Two years earlier in Harrisburg, Pa., another federal judge ruled that a Moose lodge's liquor license - granted by the state - was invalid "because it is in violation of the Equal Protection Clause of the Fourteenth Amendment."

According to the court findings, the Moose lodge maintained a policy and practice of restricting membership to whites and permitting members to bring only white guests to the lodge, particularly the dining room and bar.

Legal challenges to fraternal orders like the Moose have been rare because of constitutional protections of freedom of association, according to Tim Philipps, a tax law professor at Washington and Lee University.

"It sounds like a great case to make, but if you start looking at the law, it's not as clear," Philipps said. "This is an issue that's baffled lawyers for 50 years."

Johnson, the governor of the Montgomery County lodge, says he is not bothered at all by pressure from the Montgomery County NAACP to examine its membership practices.

"It's a sticky situation," he said. "I knew this was going to come sooner or later."

Comparisons are commonly made between the Ku Klux Klan and the Moose and other predominantly white men's clubs, said Eva Sears of the Atlanta-based Center for Democratic Renewal, formerly known as the National Anti-Klan Network.

"We don't have hard facts and documentation about any such connections," Sears said. But she said the Klan and the Moose, and similar men's clubs in small towns, often shared meeting halls.

"The makeup of the membership was very likely to cross over - there's no question in my mind," she said. "What we're talking about is institutionalized racism rather than organized, violent racism."

Williams, the Montgomery County NAACP president, issued a statement last Thursday urging the Christiansburg Moose Lodge and other community organizations to examine their admission practices and broaden their memberships.

It specifically asked the lodge to "have the courage to ask, `Was race a factor in this decision?'" to reject Brown's application.

Jack Gravely, president of the state NAACP, says racial discrimination at private clubs is among many NAACP concerns, but not at the top of its agenda.

More pressing is the Virginia Beach GreekFest Labor Day weekend riot, redistricting for better political representation of blacks, and judicial appointments, he said.

"That's not to belittle it," Gravely said. "It's an issue I'm quite sure we'd be interested in."

Nor is it a primary concern of the Virginia chapter of the American Civil Liberties Union.

"We're supportive of efforts to eradicate discrimination of any kind . . . but it's not a major battle at this time," state director Kent Willis said.

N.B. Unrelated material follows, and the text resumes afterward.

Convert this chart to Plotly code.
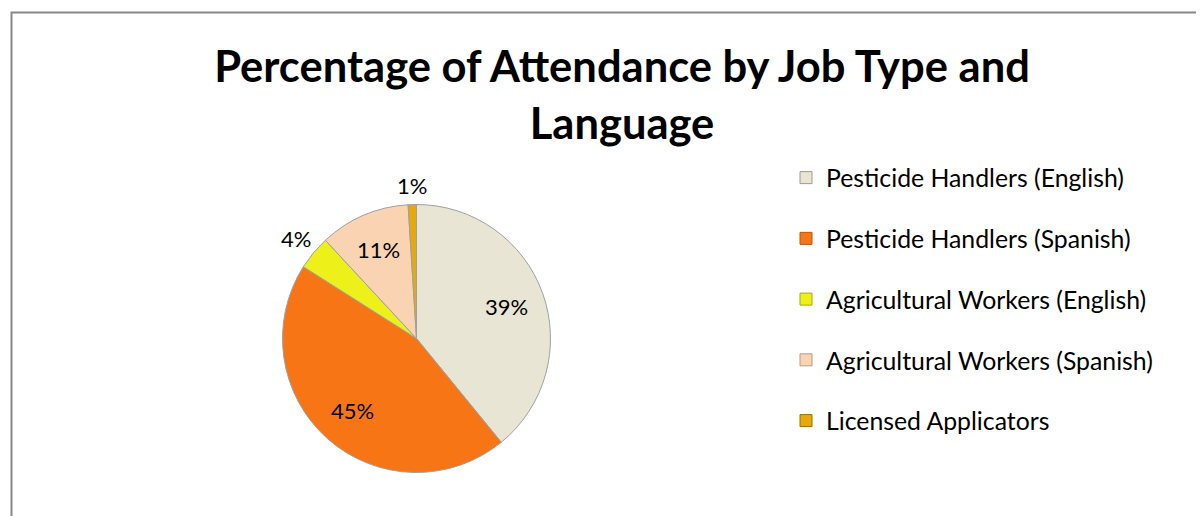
import math
import plotly.graph_objects as go

labels = ["Pesticide Handlers (English)", "Pesticide Handlers (Spanish)",
          "Agricultural Workers (English)", "Agricultural Workers (Spanish)",
          "Licensed Applicators"]
values = [39.1, 44.9, 4.1, 10.9, 1.0]
colors = ["#E8E5D5", "#F77515", "#EEF01A", "#F9D3B2", "#E5A90A"]
line_colors = ["#9E9A8A", "#B85410", "#A8A810", "#B89A80", "#9A7000"]
label_radius = [0.71, 0.72, 1.17, 0.72, 1.14]

W, H = 1204, 516
# the page body adds an 8px offset; positions below are figure coordinates
cx, cy, r = 408.5, 330.5, 134

fig = go.Figure()
fig.add_trace(go.Pie(
    labels=labels, values=values, sort=False, direction="clockwise", rotation=0,
    marker=dict(colors=colors, line=dict(color="#A0A0A0", width=1)),
    textinfo="none", showlegend=False, hoverinfo="label+percent",
    domain=dict(x=[(cx - r) / W, (cx + r) / W], y=[(H - cy - r) / H, (H - cy + r) / H]),
))
for lab, col, lc in zip(labels, colors, line_colors):
    fig.add_trace(go.Scatter(
        x=[None], y=[None], mode="markers", name=lab,
        marker=dict(symbol="square", size=12, color=col, line=dict(color=lc, width=1)),
        legendgroup=lab,
    ))

# percentage labels placed along each slice's mid-angle
total = sum(values)
annotations = []
cum = 0.0
for v, rf in zip(values, label_radius):
    mid = (cum + v / 2) / total * 2 * math.pi
    cum += v
    ax = (cx + rf * r * math.sin(mid)) / W
    ay = (H - cy + rf * r * math.cos(mid)) / H
    annotations.append(dict(x=ax, y=ay, xref="paper", yref="paper",
                            text=f"{round(v / total * 100)}%", showarrow=False,
                            xanchor="center", yanchor="middle",
                            font=dict(family="Lato", size=22, color="black")))

fig.update_layout(
    width=W, height=H,
    margin=dict(l=0, r=0, t=0, b=0),
    paper_bgcolor="white", plot_bgcolor="white",
    xaxis=dict(visible=False), yaxis=dict(visible=False),
    title=dict(text="<b>Percentage of Attendance by Job Type and<br>Language</b>",
               x=614 / W, xanchor="center", y=1 - 74 / H, yanchor="top",
               font=dict(family="Lato", size=43.5, color="black")),
    legend=dict(x=778 / W, xanchor="left", y=1 - 147 / H, yanchor="top",
                font=dict(family="Lato", size=24.8, color="black"),
                tracegroupgap=25.5, itemwidth=30, bgcolor="rgba(0,0,0,0)"),
    annotations=annotations,
    shapes=[dict(type="rect", xref="paper", yref="paper",
                 x0=3.5 / W, x1=1.05, y0=-0.05, y1=1 - 4.5 / H,
                 line=dict(color="#888888", width=2))],
)
fig.write_html("out.html")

"We take seriously freedom of association" protected under the Constitution, said Helen Hershkoff, associate legal director for the ACLU. But a distinction should be made as to whether the clubs are based upon "intimate connections" or whether they are fostering professional or economic opportunities for their members, she said.

The courts have to determine if the exclusive membership practices of private clubs serve as a "cover for racism or sexism," Hershkoff said.

For now, Brown says he's a little worried about the repercussions of being the first black to seriously apply to the Montgomery County Moose.

"I will probably be a lot more careful than I've been in where I go and who I see in the next couple of months," he said.

"I find it interesting that we have the nation's first black governor, and yet these organizations are still allowed to flourish and exist and grow," he said. "I've thought about what would happen if Doug Wilder wanted to join the Moose."